By Jordan Heath-Rawlings
A change proposed at Ryerson’s academic council meeting. Tuesday could see professors lose the right to demand a written explanation when students miss school during religious holidays.
At the meeting a committee headed by the school’s registrar, Keith Alnwick, proposed official changes to a policy that has been under examination last fall. “By formalizing the process, we can be assured a student will not end up feeling disenfranchised,” said Alnwick.
If the policy is approved, professors won’t be able to ask for documentation from student’s spiritual leaders if they miss classes, exams or tests because of a religious conflict. Instead, students would download a form from Ryerson’s Web site and submit to their department at the beginning of term.
The form will indicate a student’s religion and give advanced warning of any potential scheduling conflicts. The current policy calls for all religious conflicts to be handled on a one-on-one with the professor. But the onus falls on students to inform their instructor as soon as they notice a problem.
In the past, when observance issues were brought to a professors attention early enough in the term, students said faculty members almost always managed to make alternate arrangements, Alnwick said. But he said the previous informal system left room for faculty members’ personal judgement.
Last November, students proposed eliminating Saturday exams from the schedule because they conflict with some religious observances. Alnwick said that would create a scheduling nightmare, so the idea was dropped.
Elysse Zarek, a first-year journalism student who negotiated with various professors about missing classes for the recent Jewish high holidays, says that change is needed. Like Alnwick, she believes that the decisions should not be left to individual professors.
“Everyone has different levels of observance,” she said, “I’m worried that when I tell a professor that I’m missing class for Passover, he’ll look at a list and say “Well, this student is Jewish, and they’ll be in class, so why can’t you come?”

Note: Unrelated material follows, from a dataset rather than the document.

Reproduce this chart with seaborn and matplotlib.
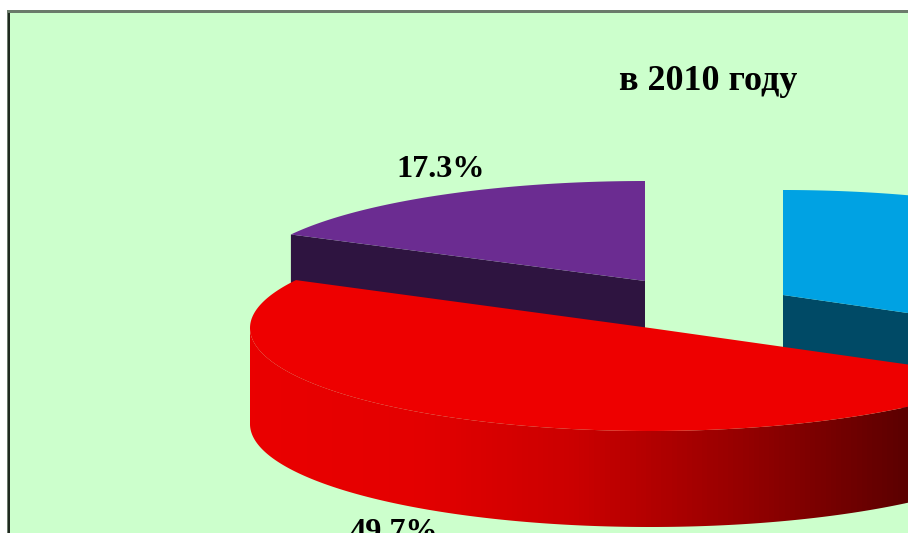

Jacob Moshinksky, president of the Jewish student association, said that while he agrees a new policy is needed, he is reluctant to embrace the online form. “Not all students want their religion to be accessible information to all Ryerson [faculty],” he said.”Aside from the issue of discrimination, there will always be some people who have honest religious purposes in mind and some who are trying to [pose as particular faith to] miss class.”